The next step is to automate the setup. The ideal is a repo that you clone and run a script and everything’s done. That might not be practical in reality, but aiming for it is a good plan. I find Docker Compose really useful for this as it makes it easy to make sure a developer’s environment has all the required dependencies.

Making development environment set-up reproducible isn’t just a win for new joiners, but also for when developers get new machines (either because of upgrades, or an unfortunate accident with a glass of water).

  • How can you make new engineers feel comfortable with your tech stack?

Try and stick to familiar technology where you can. If you have a custom build system, bespoke continuous integration, and your own web app framework then there’s more for new joiners to get up to speed with than if you use something more standard. And that’s on top of the product specific context that they need to get up to speed with.

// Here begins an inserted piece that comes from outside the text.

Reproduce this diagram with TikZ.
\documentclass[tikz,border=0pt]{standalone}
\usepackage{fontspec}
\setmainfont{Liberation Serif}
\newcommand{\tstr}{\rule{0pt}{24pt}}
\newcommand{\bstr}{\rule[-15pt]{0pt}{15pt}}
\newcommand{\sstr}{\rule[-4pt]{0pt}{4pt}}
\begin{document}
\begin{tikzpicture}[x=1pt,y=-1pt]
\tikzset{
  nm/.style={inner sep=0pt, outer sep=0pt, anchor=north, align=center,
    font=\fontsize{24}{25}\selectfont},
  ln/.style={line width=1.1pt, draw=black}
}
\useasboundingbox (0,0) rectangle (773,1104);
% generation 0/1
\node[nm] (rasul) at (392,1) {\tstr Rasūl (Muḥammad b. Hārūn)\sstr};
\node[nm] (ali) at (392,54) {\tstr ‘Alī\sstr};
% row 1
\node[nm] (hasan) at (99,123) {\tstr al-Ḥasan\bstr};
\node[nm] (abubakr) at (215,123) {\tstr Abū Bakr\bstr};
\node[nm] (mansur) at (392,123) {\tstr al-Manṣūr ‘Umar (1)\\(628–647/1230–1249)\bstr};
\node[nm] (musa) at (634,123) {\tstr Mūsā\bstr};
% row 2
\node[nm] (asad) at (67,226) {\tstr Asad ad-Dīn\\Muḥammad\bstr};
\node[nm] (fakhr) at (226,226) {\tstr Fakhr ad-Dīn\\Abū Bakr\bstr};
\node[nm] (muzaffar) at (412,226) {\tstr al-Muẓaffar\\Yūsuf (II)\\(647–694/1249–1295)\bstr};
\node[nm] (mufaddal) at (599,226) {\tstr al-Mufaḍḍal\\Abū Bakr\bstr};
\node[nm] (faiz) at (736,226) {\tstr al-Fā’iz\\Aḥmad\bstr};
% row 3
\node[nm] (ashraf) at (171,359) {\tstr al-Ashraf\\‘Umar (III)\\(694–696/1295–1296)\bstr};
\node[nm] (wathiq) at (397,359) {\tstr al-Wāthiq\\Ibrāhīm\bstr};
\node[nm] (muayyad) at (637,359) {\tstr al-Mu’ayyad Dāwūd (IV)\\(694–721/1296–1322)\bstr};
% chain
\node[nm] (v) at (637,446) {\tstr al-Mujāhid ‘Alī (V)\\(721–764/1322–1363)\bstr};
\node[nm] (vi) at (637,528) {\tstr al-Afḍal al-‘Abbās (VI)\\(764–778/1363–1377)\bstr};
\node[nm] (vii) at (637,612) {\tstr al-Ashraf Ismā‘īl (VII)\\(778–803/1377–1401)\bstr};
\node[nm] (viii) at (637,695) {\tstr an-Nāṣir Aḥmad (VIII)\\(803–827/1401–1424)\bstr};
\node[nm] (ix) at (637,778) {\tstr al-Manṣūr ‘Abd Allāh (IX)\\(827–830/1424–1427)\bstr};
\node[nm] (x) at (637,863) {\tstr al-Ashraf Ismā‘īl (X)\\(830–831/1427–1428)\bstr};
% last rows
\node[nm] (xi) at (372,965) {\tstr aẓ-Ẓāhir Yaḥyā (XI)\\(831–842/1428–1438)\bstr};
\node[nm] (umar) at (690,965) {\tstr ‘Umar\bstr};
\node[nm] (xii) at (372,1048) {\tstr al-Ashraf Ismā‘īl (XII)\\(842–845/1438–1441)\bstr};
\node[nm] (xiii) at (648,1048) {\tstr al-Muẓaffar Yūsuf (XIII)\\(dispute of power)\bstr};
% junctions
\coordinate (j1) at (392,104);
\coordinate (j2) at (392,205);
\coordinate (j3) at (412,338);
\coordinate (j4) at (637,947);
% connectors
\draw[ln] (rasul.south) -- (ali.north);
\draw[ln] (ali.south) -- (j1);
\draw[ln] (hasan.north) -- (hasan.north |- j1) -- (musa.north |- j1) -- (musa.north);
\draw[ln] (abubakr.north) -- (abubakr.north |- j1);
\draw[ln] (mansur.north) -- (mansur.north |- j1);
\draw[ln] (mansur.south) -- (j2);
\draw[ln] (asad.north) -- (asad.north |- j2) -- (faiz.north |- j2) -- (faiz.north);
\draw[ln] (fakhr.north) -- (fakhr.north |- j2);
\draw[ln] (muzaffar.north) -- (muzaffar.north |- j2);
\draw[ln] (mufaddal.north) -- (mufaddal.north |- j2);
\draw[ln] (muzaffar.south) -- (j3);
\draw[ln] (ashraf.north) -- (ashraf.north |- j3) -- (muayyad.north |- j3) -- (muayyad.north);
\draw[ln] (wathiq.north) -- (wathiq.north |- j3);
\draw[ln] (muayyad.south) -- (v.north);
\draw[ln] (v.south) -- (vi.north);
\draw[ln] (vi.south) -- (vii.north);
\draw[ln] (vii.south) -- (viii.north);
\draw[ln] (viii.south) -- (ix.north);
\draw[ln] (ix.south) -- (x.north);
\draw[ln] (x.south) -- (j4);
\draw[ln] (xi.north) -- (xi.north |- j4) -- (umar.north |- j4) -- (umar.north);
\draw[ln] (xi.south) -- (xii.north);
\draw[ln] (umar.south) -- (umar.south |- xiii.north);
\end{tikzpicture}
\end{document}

  • What are some things you can do to make sure that engineers are bought into your product vision before joining?

Be public with your product vision and process! Write about it on your company blog, speak about it on podcasts, give talks at conferences. The more you share, the more people can learn about how you work before they join.

As well as being a great recruiting tool, it helps people work out if they’re a good fit for your company and also gives them a head start on onboarding.

  • How can you make sure that the support you extend to new joiners goes beyond the first 30 days?

The important thing here is that new joiners shouldn’t feel abandoned as the onboarding process progresses. It’s a horrible experience to have loads of support for the first few weeks, and then feel like you’re on your own.

Have check ins with new joiners to scope out where they’re at with onboarding, what support they still need, and where they’re ready to receive less support. Maybe they’re super comfortable with solo backend work after a month but still need more pairing time when it comes to frontend work. Tailor the support they get to what they need.